→ **Information provided**:
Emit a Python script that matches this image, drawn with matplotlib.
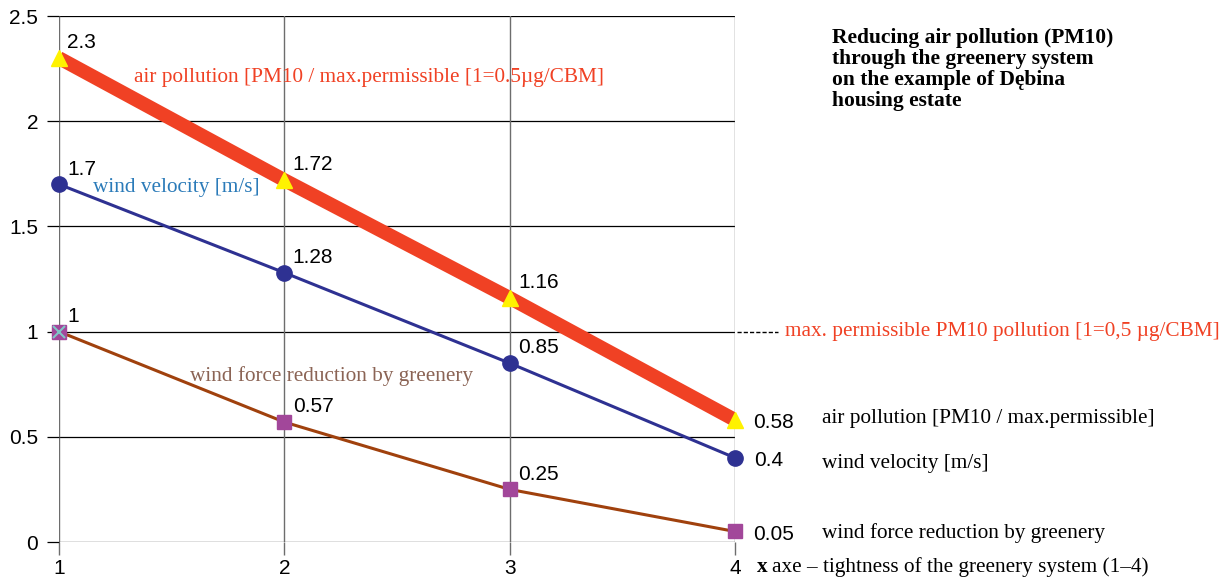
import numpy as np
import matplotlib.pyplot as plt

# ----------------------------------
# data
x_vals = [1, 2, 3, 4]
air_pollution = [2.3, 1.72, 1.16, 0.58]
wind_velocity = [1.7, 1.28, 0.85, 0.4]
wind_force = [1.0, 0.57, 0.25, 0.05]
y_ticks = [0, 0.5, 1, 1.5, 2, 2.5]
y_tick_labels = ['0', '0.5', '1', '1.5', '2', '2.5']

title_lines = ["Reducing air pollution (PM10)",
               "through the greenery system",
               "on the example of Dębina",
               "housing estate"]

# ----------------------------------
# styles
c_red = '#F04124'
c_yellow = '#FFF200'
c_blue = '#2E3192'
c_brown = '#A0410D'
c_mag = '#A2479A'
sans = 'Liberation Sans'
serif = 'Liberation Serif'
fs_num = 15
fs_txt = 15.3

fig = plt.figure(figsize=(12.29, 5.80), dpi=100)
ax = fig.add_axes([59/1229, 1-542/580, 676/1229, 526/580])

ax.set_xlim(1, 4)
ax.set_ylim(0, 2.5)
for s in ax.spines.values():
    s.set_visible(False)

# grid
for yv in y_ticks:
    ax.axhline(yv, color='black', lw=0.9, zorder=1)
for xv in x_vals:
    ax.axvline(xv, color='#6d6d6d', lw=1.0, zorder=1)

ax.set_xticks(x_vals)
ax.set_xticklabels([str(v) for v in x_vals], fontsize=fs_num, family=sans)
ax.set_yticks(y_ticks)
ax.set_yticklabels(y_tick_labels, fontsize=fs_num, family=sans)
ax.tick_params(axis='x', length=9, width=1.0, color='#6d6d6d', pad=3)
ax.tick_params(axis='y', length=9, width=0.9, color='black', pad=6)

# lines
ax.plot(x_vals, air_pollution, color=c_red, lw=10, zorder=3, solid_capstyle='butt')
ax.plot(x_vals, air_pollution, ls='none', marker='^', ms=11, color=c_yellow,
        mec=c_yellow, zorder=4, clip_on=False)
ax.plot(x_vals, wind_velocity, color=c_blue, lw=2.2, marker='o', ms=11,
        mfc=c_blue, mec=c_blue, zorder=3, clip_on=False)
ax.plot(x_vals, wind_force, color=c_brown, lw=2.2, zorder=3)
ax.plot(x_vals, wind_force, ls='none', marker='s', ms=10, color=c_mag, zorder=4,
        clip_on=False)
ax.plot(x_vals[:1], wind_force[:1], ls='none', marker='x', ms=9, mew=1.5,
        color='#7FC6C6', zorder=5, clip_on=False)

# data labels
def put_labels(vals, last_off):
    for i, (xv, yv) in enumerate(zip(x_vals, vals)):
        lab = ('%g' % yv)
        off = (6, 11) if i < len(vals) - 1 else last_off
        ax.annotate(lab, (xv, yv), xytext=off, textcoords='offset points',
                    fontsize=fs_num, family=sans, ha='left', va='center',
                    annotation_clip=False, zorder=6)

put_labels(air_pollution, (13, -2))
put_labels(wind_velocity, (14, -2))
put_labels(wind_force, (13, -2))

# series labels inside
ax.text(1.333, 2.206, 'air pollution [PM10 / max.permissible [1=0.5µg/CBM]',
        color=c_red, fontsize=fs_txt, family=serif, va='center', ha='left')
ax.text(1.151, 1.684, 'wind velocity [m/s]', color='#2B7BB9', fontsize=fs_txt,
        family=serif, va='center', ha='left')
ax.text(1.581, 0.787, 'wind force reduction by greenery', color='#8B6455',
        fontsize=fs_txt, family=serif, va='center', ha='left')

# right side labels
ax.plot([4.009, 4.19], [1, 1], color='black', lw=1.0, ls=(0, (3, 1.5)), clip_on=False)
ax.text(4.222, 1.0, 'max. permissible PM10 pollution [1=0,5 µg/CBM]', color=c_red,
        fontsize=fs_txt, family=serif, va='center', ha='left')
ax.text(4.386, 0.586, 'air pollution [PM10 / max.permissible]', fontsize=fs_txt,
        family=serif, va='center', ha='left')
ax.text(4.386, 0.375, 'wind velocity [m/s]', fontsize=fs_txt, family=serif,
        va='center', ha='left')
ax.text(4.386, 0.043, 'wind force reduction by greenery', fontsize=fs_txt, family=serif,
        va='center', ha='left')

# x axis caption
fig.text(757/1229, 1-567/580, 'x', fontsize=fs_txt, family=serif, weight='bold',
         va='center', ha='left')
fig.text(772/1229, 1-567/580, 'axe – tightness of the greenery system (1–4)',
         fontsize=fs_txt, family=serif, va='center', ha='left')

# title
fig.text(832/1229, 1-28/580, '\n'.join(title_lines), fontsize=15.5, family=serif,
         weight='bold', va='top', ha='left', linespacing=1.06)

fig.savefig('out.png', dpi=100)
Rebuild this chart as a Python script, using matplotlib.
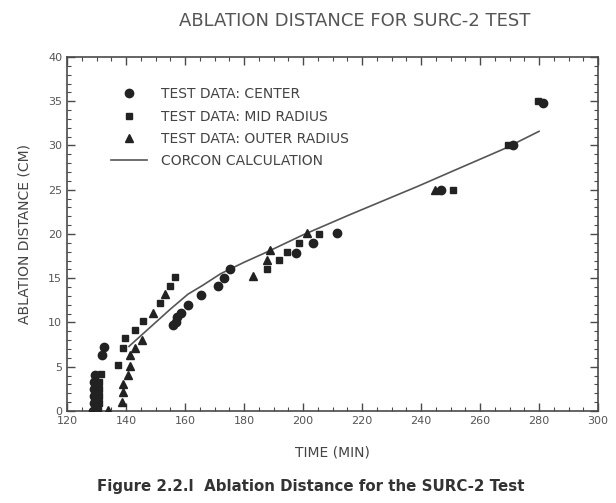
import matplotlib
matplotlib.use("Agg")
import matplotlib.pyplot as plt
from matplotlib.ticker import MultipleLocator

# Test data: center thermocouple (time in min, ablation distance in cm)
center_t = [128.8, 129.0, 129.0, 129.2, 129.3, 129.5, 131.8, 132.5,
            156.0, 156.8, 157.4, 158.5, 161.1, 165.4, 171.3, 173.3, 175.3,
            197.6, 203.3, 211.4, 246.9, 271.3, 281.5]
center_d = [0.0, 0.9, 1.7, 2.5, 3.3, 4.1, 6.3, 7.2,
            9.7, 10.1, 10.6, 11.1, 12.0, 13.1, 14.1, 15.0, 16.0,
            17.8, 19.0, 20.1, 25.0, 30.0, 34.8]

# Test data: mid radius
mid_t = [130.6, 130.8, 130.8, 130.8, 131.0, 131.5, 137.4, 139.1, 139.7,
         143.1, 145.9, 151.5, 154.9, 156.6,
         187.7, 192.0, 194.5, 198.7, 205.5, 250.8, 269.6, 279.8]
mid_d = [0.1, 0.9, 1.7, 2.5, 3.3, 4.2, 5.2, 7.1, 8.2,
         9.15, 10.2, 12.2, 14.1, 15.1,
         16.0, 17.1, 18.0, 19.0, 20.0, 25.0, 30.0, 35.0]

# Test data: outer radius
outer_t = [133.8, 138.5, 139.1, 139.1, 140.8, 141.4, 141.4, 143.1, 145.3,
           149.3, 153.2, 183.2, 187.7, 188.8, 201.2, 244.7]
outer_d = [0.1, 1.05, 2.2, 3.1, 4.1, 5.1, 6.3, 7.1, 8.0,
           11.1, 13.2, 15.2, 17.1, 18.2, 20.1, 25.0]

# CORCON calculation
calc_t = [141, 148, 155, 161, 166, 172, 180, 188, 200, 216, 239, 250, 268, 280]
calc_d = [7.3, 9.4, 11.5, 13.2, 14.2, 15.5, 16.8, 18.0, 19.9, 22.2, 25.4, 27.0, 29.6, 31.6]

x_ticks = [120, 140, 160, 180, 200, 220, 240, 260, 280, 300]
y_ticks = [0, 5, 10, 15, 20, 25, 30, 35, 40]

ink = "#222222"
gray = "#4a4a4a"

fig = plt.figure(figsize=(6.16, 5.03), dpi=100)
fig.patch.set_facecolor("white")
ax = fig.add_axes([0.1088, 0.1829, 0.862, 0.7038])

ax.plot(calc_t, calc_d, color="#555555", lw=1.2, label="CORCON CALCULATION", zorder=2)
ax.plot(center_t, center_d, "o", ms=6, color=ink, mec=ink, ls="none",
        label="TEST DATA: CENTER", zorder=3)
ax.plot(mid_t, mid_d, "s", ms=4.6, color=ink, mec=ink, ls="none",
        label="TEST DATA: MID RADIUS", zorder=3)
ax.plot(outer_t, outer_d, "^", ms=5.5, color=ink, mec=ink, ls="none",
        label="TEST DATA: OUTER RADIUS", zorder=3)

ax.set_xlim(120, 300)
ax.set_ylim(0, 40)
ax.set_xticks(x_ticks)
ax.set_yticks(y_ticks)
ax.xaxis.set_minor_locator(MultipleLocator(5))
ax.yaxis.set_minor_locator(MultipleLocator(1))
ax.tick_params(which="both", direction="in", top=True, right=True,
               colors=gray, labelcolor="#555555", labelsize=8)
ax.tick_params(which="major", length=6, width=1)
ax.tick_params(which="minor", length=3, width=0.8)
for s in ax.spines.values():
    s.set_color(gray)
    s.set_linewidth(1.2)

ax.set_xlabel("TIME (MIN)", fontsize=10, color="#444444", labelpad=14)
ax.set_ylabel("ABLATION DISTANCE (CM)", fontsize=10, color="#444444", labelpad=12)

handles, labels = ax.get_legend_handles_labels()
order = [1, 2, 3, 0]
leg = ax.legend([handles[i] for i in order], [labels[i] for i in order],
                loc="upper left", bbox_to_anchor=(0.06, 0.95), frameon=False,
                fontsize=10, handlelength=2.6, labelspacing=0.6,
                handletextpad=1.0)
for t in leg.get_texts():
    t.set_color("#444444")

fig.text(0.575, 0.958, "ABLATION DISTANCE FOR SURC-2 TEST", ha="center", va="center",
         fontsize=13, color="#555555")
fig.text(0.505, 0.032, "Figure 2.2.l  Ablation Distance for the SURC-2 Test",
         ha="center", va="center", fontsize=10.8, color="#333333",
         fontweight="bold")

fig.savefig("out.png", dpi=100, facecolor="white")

==

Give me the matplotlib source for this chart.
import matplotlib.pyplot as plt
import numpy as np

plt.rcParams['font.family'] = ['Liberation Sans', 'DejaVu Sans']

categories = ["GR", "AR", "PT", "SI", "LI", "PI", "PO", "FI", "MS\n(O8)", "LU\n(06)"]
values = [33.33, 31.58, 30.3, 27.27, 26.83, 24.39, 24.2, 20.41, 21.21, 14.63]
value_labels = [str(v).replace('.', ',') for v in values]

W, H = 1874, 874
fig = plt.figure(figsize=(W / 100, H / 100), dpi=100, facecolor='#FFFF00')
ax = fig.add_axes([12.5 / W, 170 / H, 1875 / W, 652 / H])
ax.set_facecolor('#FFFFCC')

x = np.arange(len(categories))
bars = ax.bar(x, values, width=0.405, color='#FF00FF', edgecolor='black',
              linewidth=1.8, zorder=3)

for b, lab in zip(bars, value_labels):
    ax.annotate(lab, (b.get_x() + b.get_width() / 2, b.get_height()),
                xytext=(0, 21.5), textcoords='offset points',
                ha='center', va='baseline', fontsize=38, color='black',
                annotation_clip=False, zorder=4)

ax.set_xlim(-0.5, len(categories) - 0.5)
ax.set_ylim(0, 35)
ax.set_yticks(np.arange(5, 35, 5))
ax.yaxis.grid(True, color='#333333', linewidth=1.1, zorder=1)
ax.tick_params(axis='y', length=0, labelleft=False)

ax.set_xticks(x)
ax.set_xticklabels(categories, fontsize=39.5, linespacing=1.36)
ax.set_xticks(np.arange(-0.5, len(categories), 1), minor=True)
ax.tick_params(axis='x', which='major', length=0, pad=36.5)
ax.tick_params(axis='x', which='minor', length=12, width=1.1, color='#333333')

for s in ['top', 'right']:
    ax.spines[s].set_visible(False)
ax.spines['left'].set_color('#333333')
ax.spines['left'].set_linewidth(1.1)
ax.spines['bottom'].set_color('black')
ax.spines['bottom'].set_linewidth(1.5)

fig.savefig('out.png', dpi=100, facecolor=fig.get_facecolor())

* * *

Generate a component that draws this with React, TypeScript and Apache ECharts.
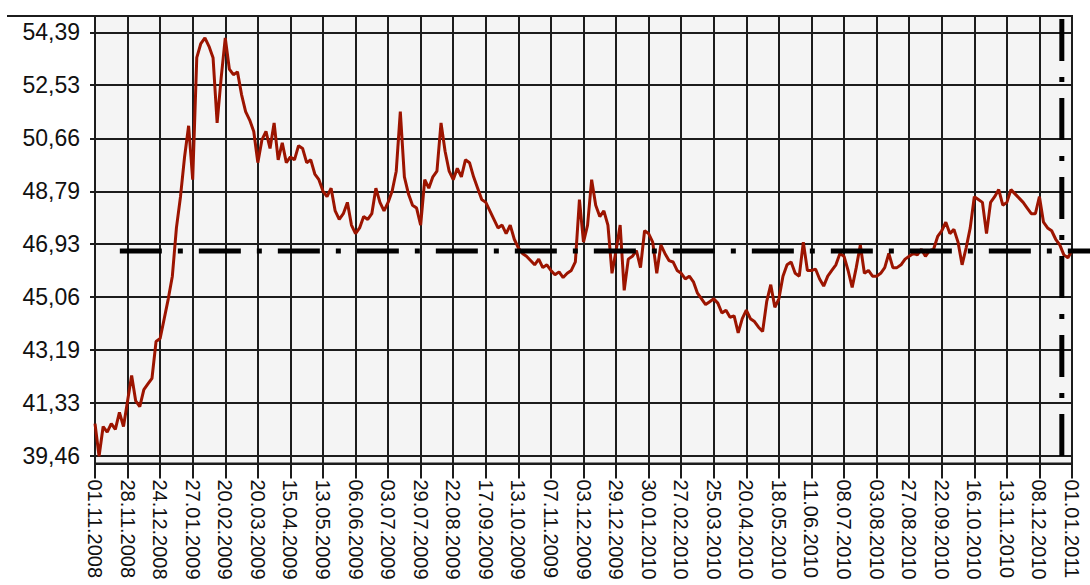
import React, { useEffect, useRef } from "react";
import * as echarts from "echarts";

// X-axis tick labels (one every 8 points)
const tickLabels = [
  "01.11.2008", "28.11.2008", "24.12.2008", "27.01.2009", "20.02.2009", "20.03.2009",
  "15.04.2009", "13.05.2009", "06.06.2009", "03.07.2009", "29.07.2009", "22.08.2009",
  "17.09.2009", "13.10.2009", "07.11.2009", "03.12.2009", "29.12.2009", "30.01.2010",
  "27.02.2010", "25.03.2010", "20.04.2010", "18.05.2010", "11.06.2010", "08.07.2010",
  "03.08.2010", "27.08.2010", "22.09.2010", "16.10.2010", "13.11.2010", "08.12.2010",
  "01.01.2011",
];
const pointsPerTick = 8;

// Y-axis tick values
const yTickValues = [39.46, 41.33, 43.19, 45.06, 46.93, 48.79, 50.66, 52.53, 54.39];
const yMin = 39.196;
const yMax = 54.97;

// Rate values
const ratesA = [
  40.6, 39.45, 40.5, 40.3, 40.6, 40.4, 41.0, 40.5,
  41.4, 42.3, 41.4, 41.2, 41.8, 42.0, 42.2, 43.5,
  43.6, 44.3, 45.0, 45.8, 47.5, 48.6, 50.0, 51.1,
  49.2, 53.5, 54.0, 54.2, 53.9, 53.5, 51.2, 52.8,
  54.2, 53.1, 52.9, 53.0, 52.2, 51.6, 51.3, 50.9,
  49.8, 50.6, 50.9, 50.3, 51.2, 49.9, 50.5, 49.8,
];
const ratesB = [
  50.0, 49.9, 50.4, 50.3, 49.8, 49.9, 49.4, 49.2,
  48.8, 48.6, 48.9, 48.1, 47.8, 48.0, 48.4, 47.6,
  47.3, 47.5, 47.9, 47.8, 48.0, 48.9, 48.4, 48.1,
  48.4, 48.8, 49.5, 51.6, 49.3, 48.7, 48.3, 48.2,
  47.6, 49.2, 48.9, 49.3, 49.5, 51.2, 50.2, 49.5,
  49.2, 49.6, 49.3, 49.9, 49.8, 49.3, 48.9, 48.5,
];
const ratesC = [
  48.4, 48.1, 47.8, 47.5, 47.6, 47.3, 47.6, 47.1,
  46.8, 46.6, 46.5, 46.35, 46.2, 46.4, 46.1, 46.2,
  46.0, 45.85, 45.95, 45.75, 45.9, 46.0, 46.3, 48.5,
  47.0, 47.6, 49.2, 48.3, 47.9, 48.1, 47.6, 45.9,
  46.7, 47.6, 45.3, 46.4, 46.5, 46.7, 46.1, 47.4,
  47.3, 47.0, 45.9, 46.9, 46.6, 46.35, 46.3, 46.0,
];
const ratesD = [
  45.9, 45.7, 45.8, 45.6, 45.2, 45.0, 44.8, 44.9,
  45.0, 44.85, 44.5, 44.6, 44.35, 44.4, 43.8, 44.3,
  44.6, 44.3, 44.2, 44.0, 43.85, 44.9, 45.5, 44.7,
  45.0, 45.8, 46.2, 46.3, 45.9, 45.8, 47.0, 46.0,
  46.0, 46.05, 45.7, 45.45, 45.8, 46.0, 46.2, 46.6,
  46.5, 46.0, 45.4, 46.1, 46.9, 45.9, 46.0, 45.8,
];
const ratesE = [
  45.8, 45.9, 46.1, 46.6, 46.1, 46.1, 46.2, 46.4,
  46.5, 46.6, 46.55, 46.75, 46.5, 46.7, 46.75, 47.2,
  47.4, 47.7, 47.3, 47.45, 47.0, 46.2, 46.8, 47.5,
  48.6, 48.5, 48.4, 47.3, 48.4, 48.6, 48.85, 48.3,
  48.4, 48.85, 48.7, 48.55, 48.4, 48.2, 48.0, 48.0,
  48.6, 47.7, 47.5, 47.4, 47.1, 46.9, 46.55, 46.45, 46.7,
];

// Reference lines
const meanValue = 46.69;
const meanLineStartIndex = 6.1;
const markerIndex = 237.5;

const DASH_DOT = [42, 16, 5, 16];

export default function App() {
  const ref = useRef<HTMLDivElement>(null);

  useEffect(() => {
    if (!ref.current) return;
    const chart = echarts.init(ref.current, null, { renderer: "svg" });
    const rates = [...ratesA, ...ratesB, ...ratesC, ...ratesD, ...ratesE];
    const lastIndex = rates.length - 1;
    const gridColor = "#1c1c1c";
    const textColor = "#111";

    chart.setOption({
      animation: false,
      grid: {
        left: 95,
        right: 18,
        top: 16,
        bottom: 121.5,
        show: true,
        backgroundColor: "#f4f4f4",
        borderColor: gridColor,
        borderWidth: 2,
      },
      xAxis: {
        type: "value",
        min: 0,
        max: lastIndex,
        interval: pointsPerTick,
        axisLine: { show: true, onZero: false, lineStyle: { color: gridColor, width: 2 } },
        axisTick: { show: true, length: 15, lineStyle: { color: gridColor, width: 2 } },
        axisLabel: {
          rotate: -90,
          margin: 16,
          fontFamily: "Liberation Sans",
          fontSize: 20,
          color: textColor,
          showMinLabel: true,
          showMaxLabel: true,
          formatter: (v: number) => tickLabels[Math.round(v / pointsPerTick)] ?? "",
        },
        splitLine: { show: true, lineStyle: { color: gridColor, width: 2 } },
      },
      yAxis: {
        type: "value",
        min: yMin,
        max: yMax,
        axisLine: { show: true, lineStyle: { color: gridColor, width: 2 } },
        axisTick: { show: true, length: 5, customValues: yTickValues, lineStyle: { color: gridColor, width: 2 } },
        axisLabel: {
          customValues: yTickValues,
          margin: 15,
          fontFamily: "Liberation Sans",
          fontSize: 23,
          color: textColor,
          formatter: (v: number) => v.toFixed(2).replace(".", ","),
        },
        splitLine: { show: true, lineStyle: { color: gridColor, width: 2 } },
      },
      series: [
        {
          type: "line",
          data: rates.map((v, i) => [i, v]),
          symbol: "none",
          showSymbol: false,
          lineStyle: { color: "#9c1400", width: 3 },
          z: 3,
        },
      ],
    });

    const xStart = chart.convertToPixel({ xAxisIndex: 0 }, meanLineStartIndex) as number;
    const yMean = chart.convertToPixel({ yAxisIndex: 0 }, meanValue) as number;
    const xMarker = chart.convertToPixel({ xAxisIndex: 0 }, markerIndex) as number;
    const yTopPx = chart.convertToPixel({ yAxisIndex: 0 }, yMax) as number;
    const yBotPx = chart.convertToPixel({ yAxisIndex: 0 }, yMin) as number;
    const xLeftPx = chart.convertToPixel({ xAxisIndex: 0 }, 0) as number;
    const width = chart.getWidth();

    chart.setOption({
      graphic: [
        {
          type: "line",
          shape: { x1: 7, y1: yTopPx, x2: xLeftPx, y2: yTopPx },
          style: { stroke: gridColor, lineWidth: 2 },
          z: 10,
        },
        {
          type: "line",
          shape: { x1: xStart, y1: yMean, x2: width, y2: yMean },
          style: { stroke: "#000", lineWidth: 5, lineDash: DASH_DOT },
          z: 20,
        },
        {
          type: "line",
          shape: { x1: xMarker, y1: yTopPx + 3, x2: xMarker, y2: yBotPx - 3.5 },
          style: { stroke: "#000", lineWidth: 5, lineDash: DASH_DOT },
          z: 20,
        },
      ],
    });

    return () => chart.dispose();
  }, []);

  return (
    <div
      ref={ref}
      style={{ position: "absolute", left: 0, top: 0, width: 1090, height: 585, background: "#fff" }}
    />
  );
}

→ **What needs to be done**: Reproduce, exactly as written, the stretch of lines whose first line is the one with "Give me the matplotlib source for this chart." and whose last line is the one with "fig.savefig('out.png', dpi=100, facecolor=fig.get_facecolor())".

→ **Exercise response**:
Give me the matplotlib source for this chart.
import matplotlib.pyplot as plt
import numpy as np

plt.rcParams['font.family'] = ['Liberation Sans', 'DejaVu Sans']

categories = ["GR", "AR", "PT", "SI", "LI", "PI", "PO", "FI", "MS\n(O8)", "LU\n(06)"]
values = [33.33, 31.58, 30.3, 27.27, 26.83, 24.39, 24.2, 20.41, 21.21, 14.63]
value_labels = [str(v).replace('.', ',') for v in values]

W, H = 1874, 874
fig = plt.figure(figsize=(W / 100, H / 100), dpi=100, facecolor='#FFFF00')
ax = fig.add_axes([12.5 / W, 170 / H, 1875 / W, 652 / H])
ax.set_facecolor('#FFFFCC')

x = np.arange(len(categories))
bars = ax.bar(x, values, width=0.405, color='#FF00FF', edgecolor='black',
              linewidth=1.8, zorder=3)

for b, lab in zip(bars, value_labels):
    ax.annotate(lab, (b.get_x() + b.get_width() / 2, b.get_height()),
                xytext=(0, 21.5), textcoords='offset points',
                ha='center', va='baseline', fontsize=38, color='black',
                annotation_clip=False, zorder=4)

ax.set_xlim(-0.5, len(categories) - 0.5)
ax.set_ylim(0, 35)
ax.set_yticks(np.arange(5, 35, 5))
ax.yaxis.grid(True, color='#333333', linewidth=1.1, zorder=1)
ax.tick_params(axis='y', length=0, labelleft=False)

ax.set_xticks(x)
ax.set_xticklabels(categories, fontsize=39.5, linespacing=1.36)
ax.set_xticks(np.arange(-0.5, len(categories), 1), minor=True)
ax.tick_params(axis='x', which='major', length=0, pad=36.5)
ax.tick_params(axis='x', which='minor', length=12, width=1.1, color='#333333')

for s in ['top', 'right']:
    ax.spines[s].set_visible(False)
ax.spines['left'].set_color('#333333')
ax.spines['left'].set_linewidth(1.1)
ax.spines['bottom'].set_color('black')
ax.spines['bottom'].set_linewidth(1.5)

fig.savefig('out.png', dpi=100, facecolor=fig.get_facecolor())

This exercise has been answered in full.